#### Written exercise
Check each line for the string "document" and give only the count of lines that have it.

#### Excerpted data
+++++

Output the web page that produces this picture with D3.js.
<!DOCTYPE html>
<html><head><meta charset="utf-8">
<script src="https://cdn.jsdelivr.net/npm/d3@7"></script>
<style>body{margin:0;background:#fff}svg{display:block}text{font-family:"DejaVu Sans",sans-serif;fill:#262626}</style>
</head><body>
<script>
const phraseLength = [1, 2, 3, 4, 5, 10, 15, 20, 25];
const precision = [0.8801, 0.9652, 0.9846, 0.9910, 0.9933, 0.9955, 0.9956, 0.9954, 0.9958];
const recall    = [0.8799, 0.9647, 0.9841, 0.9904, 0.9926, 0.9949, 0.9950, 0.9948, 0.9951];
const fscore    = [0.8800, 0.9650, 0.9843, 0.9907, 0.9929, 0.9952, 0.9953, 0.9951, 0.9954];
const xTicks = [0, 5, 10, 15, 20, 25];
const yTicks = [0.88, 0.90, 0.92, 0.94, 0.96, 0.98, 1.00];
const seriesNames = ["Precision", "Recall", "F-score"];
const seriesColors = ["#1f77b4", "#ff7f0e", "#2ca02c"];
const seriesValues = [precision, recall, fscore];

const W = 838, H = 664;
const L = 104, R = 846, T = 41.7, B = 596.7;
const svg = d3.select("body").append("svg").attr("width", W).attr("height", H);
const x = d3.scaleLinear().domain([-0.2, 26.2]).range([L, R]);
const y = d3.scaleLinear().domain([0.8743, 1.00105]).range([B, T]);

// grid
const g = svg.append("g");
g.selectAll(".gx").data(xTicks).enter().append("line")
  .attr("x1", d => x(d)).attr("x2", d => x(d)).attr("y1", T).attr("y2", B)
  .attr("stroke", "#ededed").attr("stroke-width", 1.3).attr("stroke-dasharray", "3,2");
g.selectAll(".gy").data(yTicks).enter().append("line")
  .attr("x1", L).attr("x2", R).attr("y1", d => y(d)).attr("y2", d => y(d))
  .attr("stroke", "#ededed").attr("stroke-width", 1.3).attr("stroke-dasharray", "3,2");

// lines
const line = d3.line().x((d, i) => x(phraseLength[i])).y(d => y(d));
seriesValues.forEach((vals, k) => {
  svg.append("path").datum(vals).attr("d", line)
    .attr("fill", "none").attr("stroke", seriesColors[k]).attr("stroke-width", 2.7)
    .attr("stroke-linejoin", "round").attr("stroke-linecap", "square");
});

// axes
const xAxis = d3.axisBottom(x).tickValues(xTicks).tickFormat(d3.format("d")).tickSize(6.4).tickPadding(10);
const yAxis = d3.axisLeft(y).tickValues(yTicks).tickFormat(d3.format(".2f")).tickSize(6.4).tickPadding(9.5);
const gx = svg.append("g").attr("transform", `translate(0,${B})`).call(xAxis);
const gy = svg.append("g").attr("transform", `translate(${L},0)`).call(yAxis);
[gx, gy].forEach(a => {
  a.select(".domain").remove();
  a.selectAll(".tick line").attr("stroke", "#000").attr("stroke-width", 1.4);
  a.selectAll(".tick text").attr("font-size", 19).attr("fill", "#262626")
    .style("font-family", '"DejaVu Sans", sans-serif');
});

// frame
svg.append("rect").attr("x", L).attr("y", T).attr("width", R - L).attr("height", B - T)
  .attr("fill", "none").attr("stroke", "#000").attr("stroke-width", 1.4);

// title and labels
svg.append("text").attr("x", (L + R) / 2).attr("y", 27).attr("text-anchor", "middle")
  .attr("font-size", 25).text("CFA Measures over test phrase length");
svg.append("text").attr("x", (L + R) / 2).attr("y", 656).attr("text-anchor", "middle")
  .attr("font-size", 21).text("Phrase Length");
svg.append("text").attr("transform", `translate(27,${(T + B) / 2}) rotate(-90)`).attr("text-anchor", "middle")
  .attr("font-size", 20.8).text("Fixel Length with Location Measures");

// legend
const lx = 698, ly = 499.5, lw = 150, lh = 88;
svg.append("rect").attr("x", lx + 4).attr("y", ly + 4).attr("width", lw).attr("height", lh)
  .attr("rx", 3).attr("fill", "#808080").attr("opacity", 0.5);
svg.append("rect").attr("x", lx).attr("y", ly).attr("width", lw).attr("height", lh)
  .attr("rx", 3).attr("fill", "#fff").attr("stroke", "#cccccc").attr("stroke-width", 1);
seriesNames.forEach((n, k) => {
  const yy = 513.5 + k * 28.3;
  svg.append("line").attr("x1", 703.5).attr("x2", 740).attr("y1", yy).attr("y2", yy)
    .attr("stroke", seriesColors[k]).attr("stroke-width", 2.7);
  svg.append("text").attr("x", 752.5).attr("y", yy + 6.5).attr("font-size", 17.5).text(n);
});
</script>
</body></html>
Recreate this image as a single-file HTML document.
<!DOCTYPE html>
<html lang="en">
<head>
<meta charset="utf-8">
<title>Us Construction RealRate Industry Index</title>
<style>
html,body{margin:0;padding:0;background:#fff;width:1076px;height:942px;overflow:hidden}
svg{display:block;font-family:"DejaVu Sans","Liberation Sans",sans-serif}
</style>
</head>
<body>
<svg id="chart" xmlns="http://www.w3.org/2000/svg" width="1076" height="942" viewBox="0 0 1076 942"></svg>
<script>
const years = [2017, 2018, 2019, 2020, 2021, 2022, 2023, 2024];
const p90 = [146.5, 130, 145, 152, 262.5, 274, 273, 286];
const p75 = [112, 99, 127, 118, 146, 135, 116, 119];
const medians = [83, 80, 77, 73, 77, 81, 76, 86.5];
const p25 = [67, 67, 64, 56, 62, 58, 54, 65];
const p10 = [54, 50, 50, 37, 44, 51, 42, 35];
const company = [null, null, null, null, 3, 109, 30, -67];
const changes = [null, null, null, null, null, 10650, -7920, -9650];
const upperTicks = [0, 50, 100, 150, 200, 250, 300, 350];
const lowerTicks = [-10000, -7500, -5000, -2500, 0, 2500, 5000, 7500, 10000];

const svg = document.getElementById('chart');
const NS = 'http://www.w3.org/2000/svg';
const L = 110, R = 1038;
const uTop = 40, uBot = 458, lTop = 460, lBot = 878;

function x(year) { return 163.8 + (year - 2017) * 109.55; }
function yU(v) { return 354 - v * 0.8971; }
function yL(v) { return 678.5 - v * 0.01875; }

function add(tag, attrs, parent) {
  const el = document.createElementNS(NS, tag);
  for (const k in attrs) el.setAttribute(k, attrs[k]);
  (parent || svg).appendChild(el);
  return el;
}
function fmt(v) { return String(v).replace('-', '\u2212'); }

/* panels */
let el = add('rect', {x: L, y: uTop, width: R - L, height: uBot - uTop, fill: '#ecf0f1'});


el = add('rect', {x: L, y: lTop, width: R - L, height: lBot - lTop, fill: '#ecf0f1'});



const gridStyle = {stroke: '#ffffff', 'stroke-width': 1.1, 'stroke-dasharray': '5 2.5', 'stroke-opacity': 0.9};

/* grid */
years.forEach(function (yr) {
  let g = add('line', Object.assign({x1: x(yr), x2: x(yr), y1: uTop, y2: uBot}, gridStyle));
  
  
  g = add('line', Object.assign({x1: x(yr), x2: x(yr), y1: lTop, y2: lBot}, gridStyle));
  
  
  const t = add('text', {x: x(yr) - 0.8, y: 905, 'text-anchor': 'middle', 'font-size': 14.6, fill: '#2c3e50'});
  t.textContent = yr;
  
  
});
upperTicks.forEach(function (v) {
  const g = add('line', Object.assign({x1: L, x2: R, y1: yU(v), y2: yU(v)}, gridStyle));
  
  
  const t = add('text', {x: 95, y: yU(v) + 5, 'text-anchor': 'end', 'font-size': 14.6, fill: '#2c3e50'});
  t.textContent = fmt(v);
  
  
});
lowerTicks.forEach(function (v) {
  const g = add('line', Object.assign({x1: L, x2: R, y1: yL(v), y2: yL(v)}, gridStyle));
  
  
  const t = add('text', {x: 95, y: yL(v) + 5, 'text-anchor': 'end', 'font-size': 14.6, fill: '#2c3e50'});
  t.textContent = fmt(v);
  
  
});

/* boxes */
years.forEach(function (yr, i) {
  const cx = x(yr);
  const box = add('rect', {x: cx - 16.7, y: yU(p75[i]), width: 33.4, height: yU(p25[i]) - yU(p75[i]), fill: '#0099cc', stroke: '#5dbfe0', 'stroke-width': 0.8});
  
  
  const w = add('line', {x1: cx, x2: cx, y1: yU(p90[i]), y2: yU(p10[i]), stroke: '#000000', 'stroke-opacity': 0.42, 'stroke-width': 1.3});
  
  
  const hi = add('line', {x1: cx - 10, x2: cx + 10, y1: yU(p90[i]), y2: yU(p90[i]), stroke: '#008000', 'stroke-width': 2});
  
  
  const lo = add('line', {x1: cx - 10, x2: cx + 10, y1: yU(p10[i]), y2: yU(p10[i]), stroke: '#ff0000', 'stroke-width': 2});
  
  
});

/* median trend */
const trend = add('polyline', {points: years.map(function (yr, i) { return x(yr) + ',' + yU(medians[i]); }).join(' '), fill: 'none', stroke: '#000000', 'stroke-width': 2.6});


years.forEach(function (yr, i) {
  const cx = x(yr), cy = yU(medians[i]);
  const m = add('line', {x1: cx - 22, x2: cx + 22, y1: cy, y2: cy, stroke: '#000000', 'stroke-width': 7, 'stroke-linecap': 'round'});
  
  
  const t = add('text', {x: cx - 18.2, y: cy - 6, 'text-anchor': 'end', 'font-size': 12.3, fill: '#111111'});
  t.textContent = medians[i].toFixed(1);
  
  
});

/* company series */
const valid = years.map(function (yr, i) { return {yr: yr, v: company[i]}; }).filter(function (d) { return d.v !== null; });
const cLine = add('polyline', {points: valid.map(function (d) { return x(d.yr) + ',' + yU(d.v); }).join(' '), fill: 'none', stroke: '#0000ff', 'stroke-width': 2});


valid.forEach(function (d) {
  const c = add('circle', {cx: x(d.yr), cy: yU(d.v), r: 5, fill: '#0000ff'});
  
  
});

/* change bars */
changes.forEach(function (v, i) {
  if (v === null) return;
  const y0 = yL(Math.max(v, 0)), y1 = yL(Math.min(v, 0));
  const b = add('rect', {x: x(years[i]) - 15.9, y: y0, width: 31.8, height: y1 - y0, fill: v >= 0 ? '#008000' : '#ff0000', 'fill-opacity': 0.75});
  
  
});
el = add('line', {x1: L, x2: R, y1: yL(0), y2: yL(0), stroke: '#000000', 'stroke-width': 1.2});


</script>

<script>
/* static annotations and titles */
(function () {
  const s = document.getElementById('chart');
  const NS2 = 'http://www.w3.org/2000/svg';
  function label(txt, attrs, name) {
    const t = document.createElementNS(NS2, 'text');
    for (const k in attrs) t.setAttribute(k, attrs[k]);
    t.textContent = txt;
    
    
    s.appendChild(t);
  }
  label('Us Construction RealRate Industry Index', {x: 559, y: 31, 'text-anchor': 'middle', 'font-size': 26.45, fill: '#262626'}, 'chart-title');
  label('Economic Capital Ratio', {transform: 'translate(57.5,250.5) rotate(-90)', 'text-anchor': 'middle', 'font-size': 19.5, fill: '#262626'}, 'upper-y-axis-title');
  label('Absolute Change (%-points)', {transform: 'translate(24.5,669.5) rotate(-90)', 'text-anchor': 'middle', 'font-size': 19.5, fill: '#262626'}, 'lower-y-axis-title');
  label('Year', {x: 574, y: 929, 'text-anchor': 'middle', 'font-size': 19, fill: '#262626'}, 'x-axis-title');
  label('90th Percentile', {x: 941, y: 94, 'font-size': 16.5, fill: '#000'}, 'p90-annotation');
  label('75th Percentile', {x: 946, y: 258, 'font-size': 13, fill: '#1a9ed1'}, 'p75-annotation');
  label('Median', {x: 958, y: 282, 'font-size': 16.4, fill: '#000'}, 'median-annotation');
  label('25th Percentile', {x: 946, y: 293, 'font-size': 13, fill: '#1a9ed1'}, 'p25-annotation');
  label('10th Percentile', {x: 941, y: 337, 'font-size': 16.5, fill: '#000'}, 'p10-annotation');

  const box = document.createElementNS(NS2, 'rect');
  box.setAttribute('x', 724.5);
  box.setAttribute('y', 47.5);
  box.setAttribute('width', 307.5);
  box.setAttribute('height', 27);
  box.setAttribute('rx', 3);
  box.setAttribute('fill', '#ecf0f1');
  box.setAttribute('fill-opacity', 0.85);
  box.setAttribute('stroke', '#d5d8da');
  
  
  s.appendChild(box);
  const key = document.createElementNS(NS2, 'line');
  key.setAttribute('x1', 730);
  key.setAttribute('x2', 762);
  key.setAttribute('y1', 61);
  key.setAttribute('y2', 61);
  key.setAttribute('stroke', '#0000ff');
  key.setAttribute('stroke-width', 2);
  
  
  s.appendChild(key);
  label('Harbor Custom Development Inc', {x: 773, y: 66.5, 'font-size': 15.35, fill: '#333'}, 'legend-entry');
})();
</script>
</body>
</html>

+++++

#### Task solution
7